Chinese parts, hidden ownership, growing scrutiny: Inside America's biggest maker of voting machines
Dec. 19, 2019, 3:30 AM PST
By Ben Popken, Cynthia McFadden and Kevin Monahan
OMAHA, Neb. — Just off a bustling interstate near the border between Nebraska and Iowa, a 2,800-square-foot American flag flies over the squat office park that is home to Election Systems & Software LLC.
The nondescript name and building match the relative anonymity of the company, more commonly known as ES&S, which has operated in obscurity for years despite its central role in U.S. elections. Nearly half of all Americans who vote in the 2020 election will use one of its devices.
That’s starting to change. A new level of scrutiny of the election system, spurred by Russia’s interference in the 2016 election, has put ES&S in the political spotlight. The source of the nation’s voting machines has become an urgent issue because of real fears that hackers, whether foreign or domestic, might tamper with the mechanics of the voting system.
That has led to calls for ES&S and its competitors, Denver-based Dominion Voting Systems and Austin, Texas-based Hart Intercivic, to reveal details about their ownership and the origins of the parts, some of which come from China, that make up their machines.
But ES&S still faces questions about the company’s supply chain and the identities of its investors, although it has said it is entirely owned by Americans. And the results of its government penetration tests, in which authorized hackers try to break in so vulnerabilities can be identified and fixed, have yet to be revealed.
The secrecy of ES&S and its competitors has pushed politicians to seek information on security, oversight, finances and ownership. This month, a group of Democratic politicians sent the private equity firms that own the major election vendors a letter asking them to disclose a range of such information, including ownership, finances and research investments.

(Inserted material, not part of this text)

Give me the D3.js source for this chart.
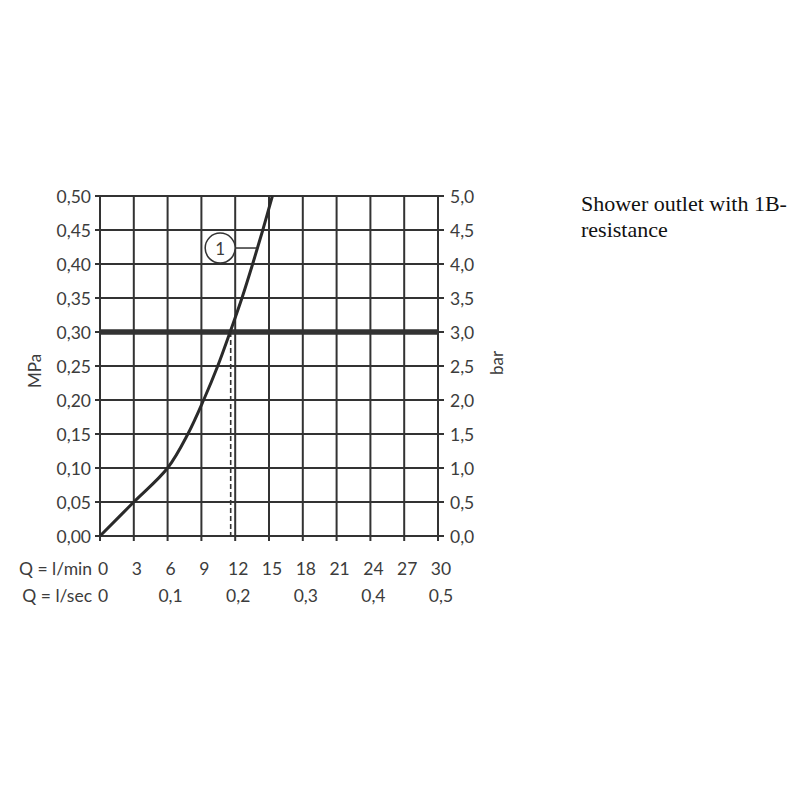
<!DOCTYPE html>
<html><head><meta charset="utf-8">
<script src="https://cdn.jsdelivr.net/npm/d3@7"></script>
<style>body{margin:0;background:#fff}svg{display:block}</style>
</head><body>
<script>
const qMinTicks = [0,3,6,9,12,15,18,21,24,27,30];
const qSecTicks = [0,0.1,0.2,0.3,0.4,0.5];
const mpaTicks = [0,0.05,0.10,0.15,0.20,0.25,0.30,0.35,0.40,0.45,0.50];
const curveQ = [0,3,6,7.8,9.2,10.45,11.55,12.6,13.55,14.45,15.3];
const curveP = [0,0.05,0.10,0.15,0.20,0.25,0.30,0.35,0.40,0.45,0.50];
const refPressure = 0.30;
const refFlow = 11.6;
const labelText = "1";
const labelAt = [13.95, 0.4235];
const title = ["Shower outlet with 1B-","resistance"];

const W=800,H=800;
const svg=d3.select("body").append("svg").attr("width",W).attr("height",H);
const L=100,R=438,T=196,B=536;
const x=d3.scaleLinear().domain([0,30]).range([L,R]);
const xs=d3.scaleLinear().domain([0,0.5]).range([L,R]);
const y=d3.scaleLinear().domain([0,0.5]).range([B,T]);
const yb=d3.scaleLinear().domain([0,5]).range([B,T]);
const ink="#333", txt="#3c3c3c";
const font="Lato, 'Noto Sans', sans-serif";
const fmt=(v,d)=>v.toFixed(d).replace(".",",");

// grid
svg.append("g").selectAll("line").data(qMinTicks).join("line")
 .attr("x1",d=>x(d)).attr("x2",d=>x(d)).attr("y1",T).attr("y2",B+5)
 .attr("stroke",ink).attr("stroke-width",2);
svg.append("g").selectAll("line").data(mpaTicks).join("line")
 .attr("x1",L-5).attr("x2",R+6).attr("y1",d=>y(d)).attr("y2",d=>y(d))
 .attr("stroke",ink).attr("stroke-width",2);

// left labels
svg.append("g").selectAll("text").data(mpaTicks).join("text")
 .attr("x",L-9).attr("y",d=>y(d)).attr("text-anchor","end").attr("dominant-baseline","central")
 .attr("font-family",font).attr("font-size",17.5).attr("fill",txt).text(d=>fmt(d,2));
// right labels
svg.append("g").selectAll("text").data(mpaTicks).join("text")
 .attr("x",R+12).attr("y",d=>yb(d*10)).attr("text-anchor","start").attr("dominant-baseline","central")
 .attr("font-family",font).attr("font-size",17.5).attr("fill",txt).text(d=>fmt(d*10,1));

// axis titles
svg.append("text").attr("transform",`translate(34,371) rotate(-90)`).attr("text-anchor","middle")
 .attr("dominant-baseline","central").attr("font-family",font).attr("font-size",17).attr("fill",txt).text("MPa");
svg.append("text").attr("transform",`translate(496,363) rotate(-90)`).attr("text-anchor","middle")
 .attr("dominant-baseline","central").attr("font-family",font).attr("font-size",17).attr("fill",txt).text("bar");

// bottom labels
svg.append("text").attr("x",92).attr("y",568).attr("text-anchor","end").attr("dominant-baseline","central")
 .attr("font-family",font).attr("font-size",17.5).attr("fill",txt).text("Q = l/min");
svg.append("g").selectAll("text").data(qMinTicks).join("text")
 .attr("x",d=>x(d)+3).attr("y",568).attr("text-anchor","middle").attr("dominant-baseline","central")
 .attr("font-family",font).attr("font-size",17.5).attr("fill",txt).text(d=>d);
svg.append("text").attr("x",92).attr("y",595).attr("text-anchor","end").attr("dominant-baseline","central")
 .attr("font-family",font).attr("font-size",17.5).attr("fill",txt).text("Q = l/sec");
svg.append("g").selectAll("text").data(qSecTicks).join("text")
 .attr("x",d=>xs(d)+3).attr("y",595).attr("text-anchor","middle").attr("dominant-baseline","central")
 .attr("font-family",font).attr("font-size",17.5).attr("fill",txt).text(d=>d===0?"0":fmt(d,1));

// reference heavy line
svg.append("line").attr("x1",L).attr("x2",R).attr("y1",y(refPressure)).attr("y2",y(refPressure))
 .attr("stroke",ink).attr("stroke-width",5.5);
// dashed
svg.append("line").attr("x1",x(refFlow)).attr("x2",x(refFlow)).attr("y1",y(refPressure)).attr("y2",B)
 .attr("stroke",ink).attr("stroke-width",1.6).attr("stroke-dasharray","5,3");

// curve
const pts=curveQ.map((q,i)=>[q,curveP[i]]);
svg.append("path").datum(pts)
 .attr("d",d3.line().x(d=>x(d[0])).y(d=>y(d[1])).curve(d3.curveCatmullRom))
 .attr("fill","none").attr("stroke","#2a2a2a").attr("stroke-width",3);

// label
const ax=x(labelAt[0]), ay=y(labelAt[1]);
const cx=ax-37, cy=ay;
svg.append("line").attr("x1",cx+15).attr("x2",ax).attr("y1",cy).attr("y2",cy)
 .attr("stroke",ink).attr("stroke-width",1.5);
svg.append("circle").attr("cx",cx).attr("cy",cy).attr("r",15).attr("fill","#fff")
 .attr("stroke",ink).attr("stroke-width",1.5);
svg.append("text").attr("x",cx).attr("y",cy).attr("text-anchor","middle").attr("dominant-baseline","central")
 .attr("font-family",font).attr("font-size",17).attr("fill",txt).text(labelText);

// title
svg.append("g").selectAll("text").data(title).join("text")
 .attr("x",581).attr("y",(d,i)=>211+i*26).attr("font-family","'Liberation Serif', serif")
 .attr("font-size",22).attr("fill","#111").text(d=>d);
</script>
</body></html>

"The voting machine lobby, led by the biggest company, ES&S, believes they are above the law,” said Sen. Ron Wyden, D-Ore., a member of the Intelligence Committee who co-signed the letter.
“They have not had anybody hold them accountable even on the most basic matters.”
ES&S Chief Executive Tom Burt dismissed criticism as inevitable and impossible to answer, but he called for greater oversight of the national election process.
“There are going to be people who have opinions from now until eternity about the security of the equipment, the bias of those companies who are producing the equipment, the bias of the election administrators who are conducting the election,” Burt said in an interview. “I can’t do anything to affect those people’s opinions.”
“What the American people need is a system that can be audited, and then those audits have to happen and be demonstrated to the American public,” Burt said. “That's what will cut through the noise.”
Supply chain questions
ES&S invited NBC News journalists into its headquarters, the first time it has done so for a national news organization. The walls were decorated with images of the Constitution and inspirational messages about quality control. In glass-walled rooms etched with the company’s patents, technicians tested machines under tight security.
Burt, a native Nebraskan, has called for federal regulations that would require voting machine companies to address some of the key questions posed to ES&S. In June, he wrote an op-ed asking Congress for more regulation, which would include requirements for paper backups of individual votes, mandatory post-election audits and more resources for the U.S. Election Assistance Commission to speed improvements.